• **AIM**:
Your answer should be one number: how many lines of the data include the string "matplotlib"?

☆ ☆ ☆ ☆

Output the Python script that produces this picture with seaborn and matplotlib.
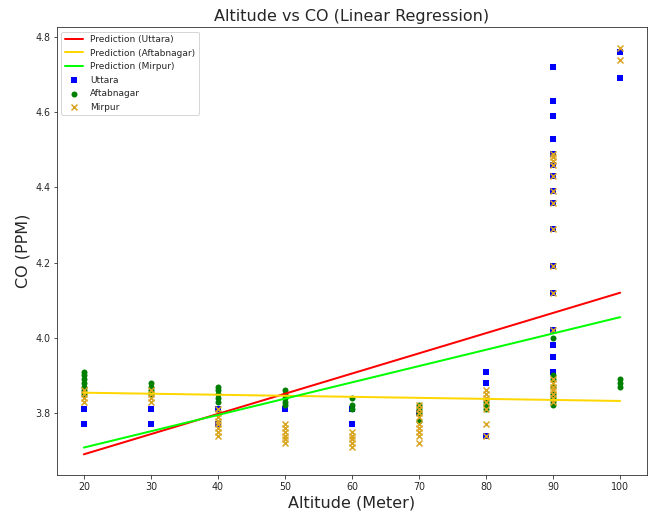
import numpy as np
import pandas as pd
import matplotlib
matplotlib.use("Agg")
import matplotlib.pyplot as plt
import seaborn as sns

# ---- data ----
uttara_alt = [20, 20, 30, 30, 40, 40, 50, 60, 60, 70, 80, 80, 80,
              90, 90, 90, 90, 90, 90, 90, 90, 90, 90, 90, 90, 90, 90, 90, 90,
              100, 100]
uttara_co = [3.81, 3.77, 3.81, 3.77, 3.81, 3.77, 3.81, 3.81, 3.77, 3.80, 3.91, 3.88, 3.74,
             4.72, 4.63, 4.59, 4.53, 4.49, 4.46, 4.43, 4.39, 4.36, 4.29, 4.19, 4.12, 4.02, 3.98, 3.95, 3.91,
             4.76, 4.69]

aftab_alt = [20, 20, 20, 20, 20, 20, 20,
             30, 30, 30, 30,
             40, 40, 40, 40, 40,
             50, 50, 50, 50, 50,
             60, 60, 60,
             70, 70, 70, 70,
             80, 80, 80,
             90, 90, 90, 90, 90, 90, 90, 90,
             100, 100, 100]
aftab_co = [3.91, 3.90, 3.89, 3.88, 3.87, 3.86, 3.85,
            3.88, 3.87, 3.86, 3.85,
            3.87, 3.86, 3.85, 3.84, 3.83,
            3.86, 3.85, 3.84, 3.83, 3.82,
            3.84, 3.82, 3.81,
            3.82, 3.81, 3.80, 3.78,
            3.83, 3.82, 3.81,
            4.00, 3.90, 3.89, 3.87, 3.85, 3.84, 3.83, 3.82,
            3.89, 3.88, 3.87]

mirpur_alt = [20, 20, 20, 20,
              30, 30, 30, 30,
              40, 40, 40, 40, 40, 40, 40, 40,
              50, 50, 50, 50, 50, 50,
              60, 60, 60, 60, 60,
              70, 70, 70, 70, 70, 70, 70, 70, 70,
              80, 80, 80, 80, 80, 80, 80,
              90, 90, 90, 90, 90, 90, 90, 90, 90, 90, 90, 90, 90, 90, 90, 90, 90, 90,
              100, 100]
mirpur_co = [3.86, 3.85, 3.84, 3.83,
             3.86, 3.85, 3.84, 3.83,
             3.81, 3.80, 3.79, 3.78, 3.77, 3.76, 3.75, 3.74,
             3.77, 3.76, 3.75, 3.74, 3.73, 3.72,
             3.75, 3.74, 3.73, 3.72, 3.71,
             3.82, 3.81, 3.80, 3.79, 3.77, 3.76, 3.75, 3.74, 3.72,
             3.86, 3.85, 3.84, 3.83, 3.81, 3.77, 3.74,
             4.49, 4.48, 4.47, 4.46, 4.43, 4.39, 4.36, 4.29, 4.19, 4.12, 4.02,
             3.89, 3.88, 3.87, 3.86, 3.85, 3.84, 3.83,
             4.77, 4.74]

# regression predictions at the ends of the altitude range
pred_alt = [20, 100]
pred_uttara = [3.690, 4.120]
pred_aftab = [3.854, 3.832]
pred_mirpur = [3.708, 4.055]

x_ticks = [20, 30, 40, 50, 60, 70, 80, 90, 100]
y_ticks = [3.8, 4.0, 4.2, 4.4, 4.6, 4.8]

# ---- plot ----
sns.set_style("ticks")
plt.rcParams['font.family'] = ['DejaVu Sans']

fig = plt.figure(figsize=(652 / 72, 514 / 72), dpi=72)
ax = fig.add_axes([57 / 652, 1 - 475 / 514, (647 - 57) / 652, (475 - 27) / 514])

sns.lineplot(x=pred_alt, y=pred_uttara, color="red", lw=2, label="Prediction (Uttara)", ax=ax)
sns.lineplot(x=pred_alt, y=pred_aftab, color="gold", lw=2, label="Prediction (Aftabnagar)", ax=ax)
sns.lineplot(x=pred_alt, y=pred_mirpur, color="lime", lw=2, label="Prediction (Mirpur)", ax=ax)

sns.scatterplot(x=uttara_alt, y=uttara_co, marker="s", color="blue", s=36,
                linewidth=0, label="Uttara", ax=ax)
sns.scatterplot(x=aftab_alt, y=aftab_co, marker="o", color="green", s=36,
                linewidth=0, label="Aftabnagar", ax=ax)
sns.scatterplot(x=mirpur_alt, y=mirpur_co, marker="x", color="goldenrod", s=36,
                linewidth=1.5, label="Mirpur", ax=ax)

ax.set_xlim(16, 104)
ax.set_ylim(3.635, 4.827)
ax.set_xticks(x_ticks)
ax.set_yticks(y_ticks)
ax.set_yticklabels([f"{v:.1f}" for v in y_ticks])
ax.tick_params(labelsize=9.5)

ax.set_title("Altitude vs CO (Linear Regression)", fontsize=16)
ax.set_xlabel("Altitude (Meter)", fontsize=16)
ax.set_ylabel("CO (PPM)", fontsize=16)
ax.legend(loc="upper left", fontsize=9)

fig.savefig("out.png", dpi=72)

☆ ☆ ☆ ☆

• **WRITTEN RESPONSE**:
4